↓
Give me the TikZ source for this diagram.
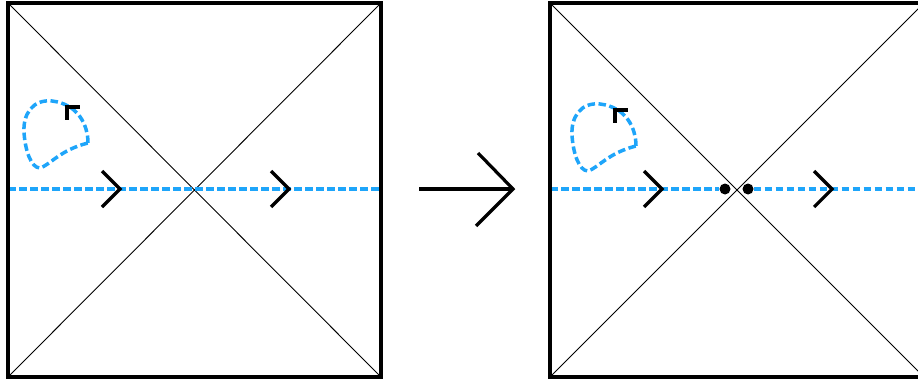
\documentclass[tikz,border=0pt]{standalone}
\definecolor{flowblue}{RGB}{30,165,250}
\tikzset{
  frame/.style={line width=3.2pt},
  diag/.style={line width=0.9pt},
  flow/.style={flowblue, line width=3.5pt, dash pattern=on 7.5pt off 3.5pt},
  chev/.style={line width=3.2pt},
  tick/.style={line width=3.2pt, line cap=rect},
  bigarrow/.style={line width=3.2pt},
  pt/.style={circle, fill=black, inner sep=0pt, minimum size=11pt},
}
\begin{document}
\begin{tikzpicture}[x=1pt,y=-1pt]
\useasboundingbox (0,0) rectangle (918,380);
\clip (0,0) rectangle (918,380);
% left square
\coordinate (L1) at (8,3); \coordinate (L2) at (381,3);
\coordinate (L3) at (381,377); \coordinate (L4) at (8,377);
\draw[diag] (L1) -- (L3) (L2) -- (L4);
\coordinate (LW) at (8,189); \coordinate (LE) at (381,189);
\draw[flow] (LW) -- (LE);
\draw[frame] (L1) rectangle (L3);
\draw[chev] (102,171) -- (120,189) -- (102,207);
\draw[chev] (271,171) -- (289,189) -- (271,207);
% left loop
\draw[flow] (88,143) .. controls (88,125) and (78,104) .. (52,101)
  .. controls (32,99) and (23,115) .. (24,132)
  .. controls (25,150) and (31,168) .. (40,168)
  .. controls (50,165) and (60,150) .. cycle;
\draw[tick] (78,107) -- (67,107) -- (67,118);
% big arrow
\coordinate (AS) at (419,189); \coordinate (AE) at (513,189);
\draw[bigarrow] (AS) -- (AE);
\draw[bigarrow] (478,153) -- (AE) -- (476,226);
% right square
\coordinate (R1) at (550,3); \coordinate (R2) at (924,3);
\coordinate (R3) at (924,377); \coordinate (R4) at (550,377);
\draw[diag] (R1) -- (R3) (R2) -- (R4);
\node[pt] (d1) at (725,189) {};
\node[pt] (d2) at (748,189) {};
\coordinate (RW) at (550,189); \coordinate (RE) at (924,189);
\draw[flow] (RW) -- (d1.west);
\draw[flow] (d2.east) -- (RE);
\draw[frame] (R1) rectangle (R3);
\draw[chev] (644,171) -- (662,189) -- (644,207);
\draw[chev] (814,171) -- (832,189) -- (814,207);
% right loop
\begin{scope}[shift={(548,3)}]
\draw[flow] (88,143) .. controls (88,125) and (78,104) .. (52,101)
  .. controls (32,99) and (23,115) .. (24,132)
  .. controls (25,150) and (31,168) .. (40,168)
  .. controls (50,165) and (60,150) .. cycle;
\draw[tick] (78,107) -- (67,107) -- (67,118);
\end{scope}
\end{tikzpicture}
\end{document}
↑
Print out the material word for word, omitting the pictures.

Give me the TikZ source for this diagram.
\documentclass[tikz,border=0pt]{standalone}
\definecolor{flowblue}{RGB}{30,165,250}
\tikzset{
  frame/.style={line width=3.2pt},
  diag/.style={line width=0.9pt},
  flow/.style={flowblue, line width=3.5pt, dash pattern=on 7.5pt off 3.5pt},
  chev/.style={line width=3.2pt},
  tick/.style={line width=3.2pt, line cap=rect},
  bigarrow/.style={line width=3.2pt},
  pt/.style={circle, fill=black, inner sep=0pt, minimum size=11pt},
}
\begin{document}
\begin{tikzpicture}[x=1pt,y=-1pt]
\useasboundingbox (0,0) rectangle (918,380);
\clip (0,0) rectangle (918,380);
% left square
\coordinate (L1) at (8,3); \coordinate (L2) at (381,3);
\coordinate (L3) at (381,377); \coordinate (L4) at (8,377);
\draw[diag] (L1) -- (L3) (L2) -- (L4);
\coordinate (LW) at (8,189); \coordinate (LE) at (381,189);
\draw[flow] (LW) -- (LE);
\draw[frame] (L1) rectangle (L3);
\draw[chev] (102,171) -- (120,189) -- (102,207);
\draw[chev] (271,171) -- (289,189) -- (271,207);
% left loop
\draw[flow] (88,143) .. controls (88,125) and (78,104) .. (52,101)
  .. controls (32,99) and (23,115) .. (24,132)
  .. controls (25,150) and (31,168) .. (40,168)
  .. controls (50,165) and (60,150) .. cycle;
\draw[tick] (78,107) -- (67,107) -- (67,118);
% big arrow
\coordinate (AS) at (419,189); \coordinate (AE) at (513,189);
\draw[bigarrow] (AS) -- (AE);
\draw[bigarrow] (478,153) -- (AE) -- (476,226);
% right square
\coordinate (R1) at (550,3); \coordinate (R2) at (924,3);
\coordinate (R3) at (924,377); \coordinate (R4) at (550,377);
\draw[diag] (R1) -- (R3) (R2) -- (R4);
\node[pt] (d1) at (725,189) {};
\node[pt] (d2) at (748,189) {};
\coordinate (RW) at (550,189); \coordinate (RE) at (924,189);
\draw[flow] (RW) -- (d1.west);
\draw[flow] (d2.east) -- (RE);
\draw[frame] (R1) rectangle (R3);
\draw[chev] (644,171) -- (662,189) -- (644,207);
\draw[chev] (814,171) -- (832,189) -- (814,207);
% right loop
\begin{scope}[shift={(548,3)}]
\draw[flow] (88,143) .. controls (88,125) and (78,104) .. (52,101)
  .. controls (32,99) and (23,115) .. (24,132)
  .. controls (25,150) and (31,168) .. (40,168)
  .. controls (50,165) and (60,150) .. cycle;
\draw[tick] (78,107) -- (67,107) -- (67,118);
\end{scope}
\end{tikzpicture}
\end{document}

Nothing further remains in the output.